[Task to complete]
Your task is to transcribe all the entries exactly, excluding pictures.

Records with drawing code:

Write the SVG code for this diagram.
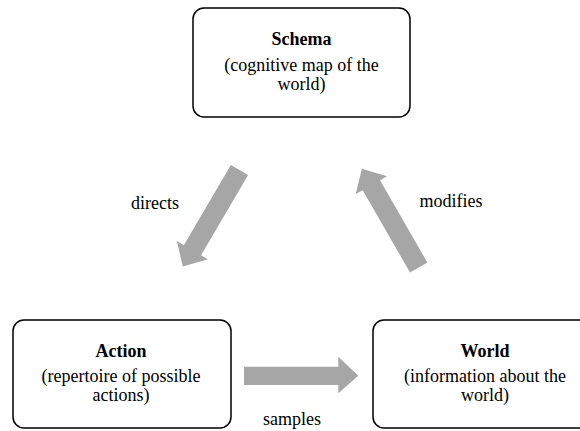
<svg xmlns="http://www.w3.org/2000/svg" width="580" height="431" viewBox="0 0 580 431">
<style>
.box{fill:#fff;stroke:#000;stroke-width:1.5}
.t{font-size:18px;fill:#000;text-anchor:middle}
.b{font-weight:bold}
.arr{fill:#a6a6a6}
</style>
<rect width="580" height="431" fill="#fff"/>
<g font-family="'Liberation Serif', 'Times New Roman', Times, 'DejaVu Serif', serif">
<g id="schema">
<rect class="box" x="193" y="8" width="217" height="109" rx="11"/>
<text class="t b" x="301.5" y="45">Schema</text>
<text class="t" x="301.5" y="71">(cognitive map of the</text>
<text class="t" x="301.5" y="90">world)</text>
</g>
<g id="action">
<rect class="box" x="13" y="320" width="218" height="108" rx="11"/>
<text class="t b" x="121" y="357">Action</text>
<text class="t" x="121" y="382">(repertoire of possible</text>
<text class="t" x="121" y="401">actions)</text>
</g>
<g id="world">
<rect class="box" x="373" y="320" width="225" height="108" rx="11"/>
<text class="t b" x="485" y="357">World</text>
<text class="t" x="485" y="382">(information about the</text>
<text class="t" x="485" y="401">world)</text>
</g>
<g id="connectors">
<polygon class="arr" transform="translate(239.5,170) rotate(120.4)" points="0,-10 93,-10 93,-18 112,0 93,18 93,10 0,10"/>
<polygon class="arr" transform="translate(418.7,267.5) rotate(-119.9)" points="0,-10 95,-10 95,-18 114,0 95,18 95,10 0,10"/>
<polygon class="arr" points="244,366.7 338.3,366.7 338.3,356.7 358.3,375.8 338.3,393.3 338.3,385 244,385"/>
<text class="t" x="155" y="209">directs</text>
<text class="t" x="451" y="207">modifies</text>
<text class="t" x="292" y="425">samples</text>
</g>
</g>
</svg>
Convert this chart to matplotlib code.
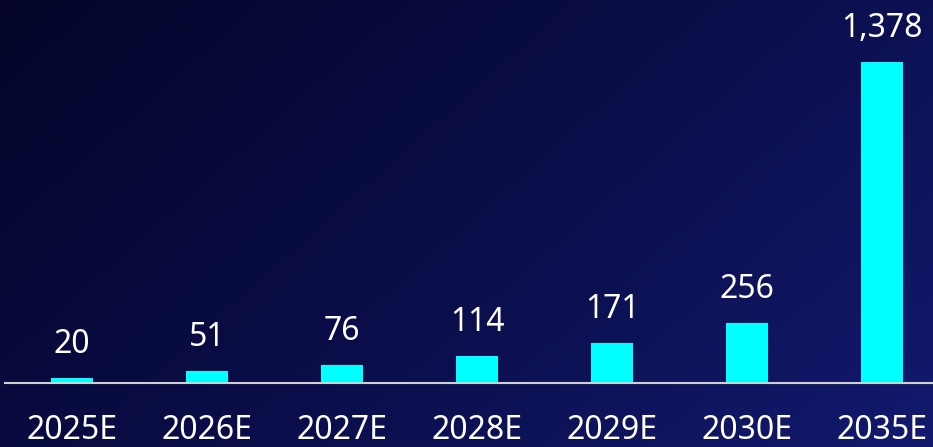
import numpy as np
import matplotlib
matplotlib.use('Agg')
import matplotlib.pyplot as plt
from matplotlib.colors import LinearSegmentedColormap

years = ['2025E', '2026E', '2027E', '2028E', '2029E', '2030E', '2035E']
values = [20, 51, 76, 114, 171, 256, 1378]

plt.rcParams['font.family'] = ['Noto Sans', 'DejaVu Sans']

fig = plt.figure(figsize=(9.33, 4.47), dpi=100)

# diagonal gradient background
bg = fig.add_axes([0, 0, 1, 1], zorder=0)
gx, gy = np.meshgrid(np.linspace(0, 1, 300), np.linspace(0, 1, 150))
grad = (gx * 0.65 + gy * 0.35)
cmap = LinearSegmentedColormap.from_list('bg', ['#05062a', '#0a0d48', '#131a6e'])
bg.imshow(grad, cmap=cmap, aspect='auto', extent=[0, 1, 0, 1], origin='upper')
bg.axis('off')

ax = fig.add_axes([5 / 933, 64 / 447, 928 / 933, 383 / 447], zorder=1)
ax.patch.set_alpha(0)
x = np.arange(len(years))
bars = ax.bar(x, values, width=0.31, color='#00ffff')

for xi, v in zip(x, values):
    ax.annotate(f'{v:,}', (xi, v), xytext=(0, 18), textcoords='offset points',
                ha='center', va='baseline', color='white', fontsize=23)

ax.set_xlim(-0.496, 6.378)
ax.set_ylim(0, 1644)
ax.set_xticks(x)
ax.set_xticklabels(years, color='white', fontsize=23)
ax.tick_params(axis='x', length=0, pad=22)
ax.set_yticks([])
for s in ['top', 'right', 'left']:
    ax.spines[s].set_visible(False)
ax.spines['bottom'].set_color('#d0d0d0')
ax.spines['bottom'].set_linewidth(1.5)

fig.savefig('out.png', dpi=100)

[The reply]
Write the SVG code for this diagram.
<svg xmlns="http://www.w3.org/2000/svg" width="580" height="431" viewBox="0 0 580 431">
<style>
.box{fill:#fff;stroke:#000;stroke-width:1.5}
.t{font-size:18px;fill:#000;text-anchor:middle}
.b{font-weight:bold}
.arr{fill:#a6a6a6}
</style>
<rect width="580" height="431" fill="#fff"/>
<g font-family="'Liberation Serif', 'Times New Roman', Times, 'DejaVu Serif', serif">
<g id="schema">
<rect class="box" x="193" y="8" width="217" height="109" rx="11"/>
<text class="t b" x="301.5" y="45">Schema</text>
<text class="t" x="301.5" y="71">(cognitive map of the</text>
<text class="t" x="301.5" y="90">world)</text>
</g>
<g id="action">
<rect class="box" x="13" y="320" width="218" height="108" rx="11"/>
<text class="t b" x="121" y="357">Action</text>
<text class="t" x="121" y="382">(repertoire of possible</text>
<text class="t" x="121" y="401">actions)</text>
</g>
<g id="world">
<rect class="box" x="373" y="320" width="225" height="108" rx="11"/>
<text class="t b" x="485" y="357">World</text>
<text class="t" x="485" y="382">(information about the</text>
<text class="t" x="485" y="401">world)</text>
</g>
<g id="connectors">
<polygon class="arr" transform="translate(239.5,170) rotate(120.4)" points="0,-10 93,-10 93,-18 112,0 93,18 93,10 0,10"/>
<polygon class="arr" transform="translate(418.7,267.5) rotate(-119.9)" points="0,-10 95,-10 95,-18 114,0 95,18 95,10 0,10"/>
<polygon class="arr" points="244,366.7 338.3,366.7 338.3,356.7 358.3,375.8 338.3,393.3 338.3,385 244,385"/>
<text class="t" x="155" y="209">directs</text>
<text class="t" x="451" y="207">modifies</text>
<text class="t" x="292" y="425">samples</text>
</g>
</g>
</svg>
Convert this chart to matplotlib code.
import numpy as np
import matplotlib
matplotlib.use('Agg')
import matplotlib.pyplot as plt
from matplotlib.colors import LinearSegmentedColormap

years = ['2025E', '2026E', '2027E', '2028E', '2029E', '2030E', '2035E']
values = [20, 51, 76, 114, 171, 256, 1378]

plt.rcParams['font.family'] = ['Noto Sans', 'DejaVu Sans']

fig = plt.figure(figsize=(9.33, 4.47), dpi=100)

# diagonal gradient background
bg = fig.add_axes([0, 0, 1, 1], zorder=0)
gx, gy = np.meshgrid(np.linspace(0, 1, 300), np.linspace(0, 1, 150))
grad = (gx * 0.65 + gy * 0.35)
cmap = LinearSegmentedColormap.from_list('bg', ['#05062a', '#0a0d48', '#131a6e'])
bg.imshow(grad, cmap=cmap, aspect='auto', extent=[0, 1, 0, 1], origin='upper')
bg.axis('off')

ax = fig.add_axes([5 / 933, 64 / 447, 928 / 933, 383 / 447], zorder=1)
ax.patch.set_alpha(0)
x = np.arange(len(years))
bars = ax.bar(x, values, width=0.31, color='#00ffff')

for xi, v in zip(x, values):
    ax.annotate(f'{v:,}', (xi, v), xytext=(0, 18), textcoords='offset points',
                ha='center', va='baseline', color='white', fontsize=23)

ax.set_xlim(-0.496, 6.378)
ax.set_ylim(0, 1644)
ax.set_xticks(x)
ax.set_xticklabels(years, color='white', fontsize=23)
ax.tick_params(axis='x', length=0, pad=22)
ax.set_yticks([])
for s in ['top', 'right', 'left']:
    ax.spines[s].set_visible(False)
ax.spines['bottom'].set_color('#d0d0d0')
ax.spines['bottom'].set_linewidth(1.5)

fig.savefig('out.png', dpi=100)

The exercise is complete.